Your instructions: Pick out the lines below that contain the string "matplotlib" and copy them all.

Information supplied:
^^^^
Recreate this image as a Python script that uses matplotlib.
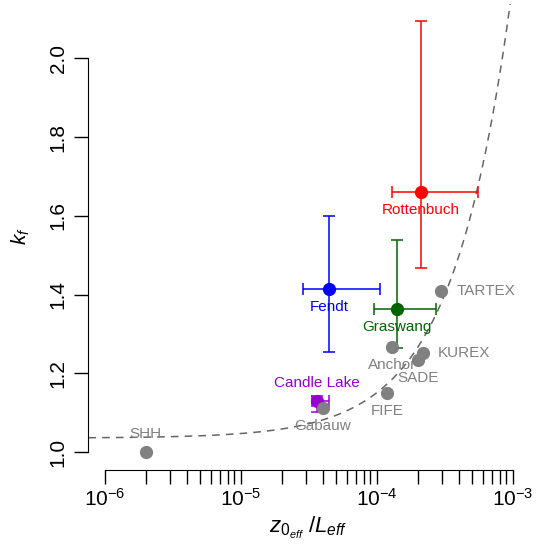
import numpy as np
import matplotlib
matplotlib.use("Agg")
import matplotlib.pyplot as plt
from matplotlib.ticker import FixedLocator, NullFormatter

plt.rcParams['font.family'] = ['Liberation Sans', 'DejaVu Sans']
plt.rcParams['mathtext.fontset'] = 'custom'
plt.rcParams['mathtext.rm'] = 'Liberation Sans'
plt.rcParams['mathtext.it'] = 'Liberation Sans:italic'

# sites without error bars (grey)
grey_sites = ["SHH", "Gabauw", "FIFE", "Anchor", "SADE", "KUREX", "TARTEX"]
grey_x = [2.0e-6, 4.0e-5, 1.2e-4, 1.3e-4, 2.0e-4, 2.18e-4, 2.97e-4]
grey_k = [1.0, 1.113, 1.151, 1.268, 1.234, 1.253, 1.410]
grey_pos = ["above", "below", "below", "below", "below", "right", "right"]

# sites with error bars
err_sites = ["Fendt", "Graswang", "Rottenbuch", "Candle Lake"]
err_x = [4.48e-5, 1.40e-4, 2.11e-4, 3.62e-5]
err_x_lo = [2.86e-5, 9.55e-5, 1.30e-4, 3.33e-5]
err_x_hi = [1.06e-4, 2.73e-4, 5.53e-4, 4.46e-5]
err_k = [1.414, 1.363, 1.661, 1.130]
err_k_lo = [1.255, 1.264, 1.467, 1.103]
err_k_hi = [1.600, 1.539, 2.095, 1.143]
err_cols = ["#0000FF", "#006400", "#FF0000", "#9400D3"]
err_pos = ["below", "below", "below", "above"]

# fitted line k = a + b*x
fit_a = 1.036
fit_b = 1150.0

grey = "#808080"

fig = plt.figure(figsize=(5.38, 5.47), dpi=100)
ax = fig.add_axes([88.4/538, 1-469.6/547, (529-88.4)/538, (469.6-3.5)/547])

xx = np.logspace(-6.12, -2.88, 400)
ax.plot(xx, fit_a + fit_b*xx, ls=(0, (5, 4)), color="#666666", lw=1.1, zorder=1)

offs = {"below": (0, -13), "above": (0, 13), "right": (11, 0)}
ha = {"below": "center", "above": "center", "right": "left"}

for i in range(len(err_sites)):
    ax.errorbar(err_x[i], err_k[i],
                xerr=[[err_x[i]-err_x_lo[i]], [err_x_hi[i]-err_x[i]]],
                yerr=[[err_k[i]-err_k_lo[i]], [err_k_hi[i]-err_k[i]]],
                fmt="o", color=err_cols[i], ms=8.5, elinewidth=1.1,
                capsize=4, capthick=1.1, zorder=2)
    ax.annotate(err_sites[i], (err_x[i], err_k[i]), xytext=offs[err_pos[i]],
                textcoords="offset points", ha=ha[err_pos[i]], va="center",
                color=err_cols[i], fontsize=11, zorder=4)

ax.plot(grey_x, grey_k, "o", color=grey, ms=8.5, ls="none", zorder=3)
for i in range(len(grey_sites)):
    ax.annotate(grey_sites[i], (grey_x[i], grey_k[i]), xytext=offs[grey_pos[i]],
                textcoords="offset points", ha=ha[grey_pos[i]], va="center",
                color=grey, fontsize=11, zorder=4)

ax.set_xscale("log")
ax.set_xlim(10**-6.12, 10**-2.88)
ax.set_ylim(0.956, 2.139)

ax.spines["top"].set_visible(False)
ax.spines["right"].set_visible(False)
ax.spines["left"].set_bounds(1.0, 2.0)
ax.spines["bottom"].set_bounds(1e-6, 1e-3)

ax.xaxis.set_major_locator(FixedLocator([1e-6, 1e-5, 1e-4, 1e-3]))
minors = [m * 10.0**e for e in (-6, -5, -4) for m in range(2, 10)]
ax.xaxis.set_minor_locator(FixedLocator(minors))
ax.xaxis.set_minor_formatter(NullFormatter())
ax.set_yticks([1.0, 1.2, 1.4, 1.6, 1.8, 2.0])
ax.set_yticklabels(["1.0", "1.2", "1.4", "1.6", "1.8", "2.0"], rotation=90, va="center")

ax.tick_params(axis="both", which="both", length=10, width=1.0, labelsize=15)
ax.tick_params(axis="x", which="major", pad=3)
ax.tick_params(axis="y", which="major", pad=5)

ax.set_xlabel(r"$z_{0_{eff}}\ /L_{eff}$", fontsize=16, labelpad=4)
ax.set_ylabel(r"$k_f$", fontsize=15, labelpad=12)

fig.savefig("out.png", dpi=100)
^^^^
Written solution:
Recreate this image as a Python script that uses matplotlib.
import matplotlib
matplotlib.use("Agg")
import matplotlib.pyplot as plt
from matplotlib.ticker import FixedLocator, NullFormatter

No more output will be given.